REQUIREMENT:
Retype every line from the start of the data down to and including the line with "cx, cy, R = 279, 283, 268". Skip the pictures.

<<<<

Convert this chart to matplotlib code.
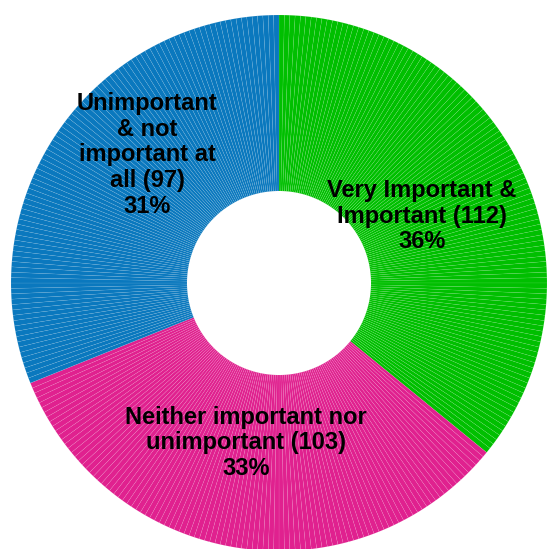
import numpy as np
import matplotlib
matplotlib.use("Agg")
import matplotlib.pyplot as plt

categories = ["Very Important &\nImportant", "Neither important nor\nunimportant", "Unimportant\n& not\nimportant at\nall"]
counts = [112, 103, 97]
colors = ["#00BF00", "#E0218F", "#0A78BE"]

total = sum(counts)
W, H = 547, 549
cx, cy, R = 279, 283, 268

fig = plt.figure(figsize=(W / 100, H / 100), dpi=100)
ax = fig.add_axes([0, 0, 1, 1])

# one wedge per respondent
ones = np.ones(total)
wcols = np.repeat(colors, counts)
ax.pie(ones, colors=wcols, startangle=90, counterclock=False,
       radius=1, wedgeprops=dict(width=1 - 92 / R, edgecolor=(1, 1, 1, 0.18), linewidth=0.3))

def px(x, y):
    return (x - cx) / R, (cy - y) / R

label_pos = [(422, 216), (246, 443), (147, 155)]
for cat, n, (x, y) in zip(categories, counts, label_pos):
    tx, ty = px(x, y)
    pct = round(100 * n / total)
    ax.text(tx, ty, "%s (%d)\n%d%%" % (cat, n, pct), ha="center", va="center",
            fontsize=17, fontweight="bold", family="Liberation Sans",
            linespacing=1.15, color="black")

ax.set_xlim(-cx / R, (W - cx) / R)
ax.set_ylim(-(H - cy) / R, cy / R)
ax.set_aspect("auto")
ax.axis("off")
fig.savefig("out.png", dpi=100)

>>>>

TASK OUTPUT:
Convert this chart to matplotlib code.
import numpy as np
import matplotlib
matplotlib.use("Agg")
import matplotlib.pyplot as plt

categories = ["Very Important &\nImportant", "Neither important nor\nunimportant", "Unimportant\n& not\nimportant at\nall"]
counts = [112, 103, 97]
colors = ["#00BF00", "#E0218F", "#0A78BE"]

total = sum(counts)
W, H = 547, 549
cx, cy, R = 279, 283, 268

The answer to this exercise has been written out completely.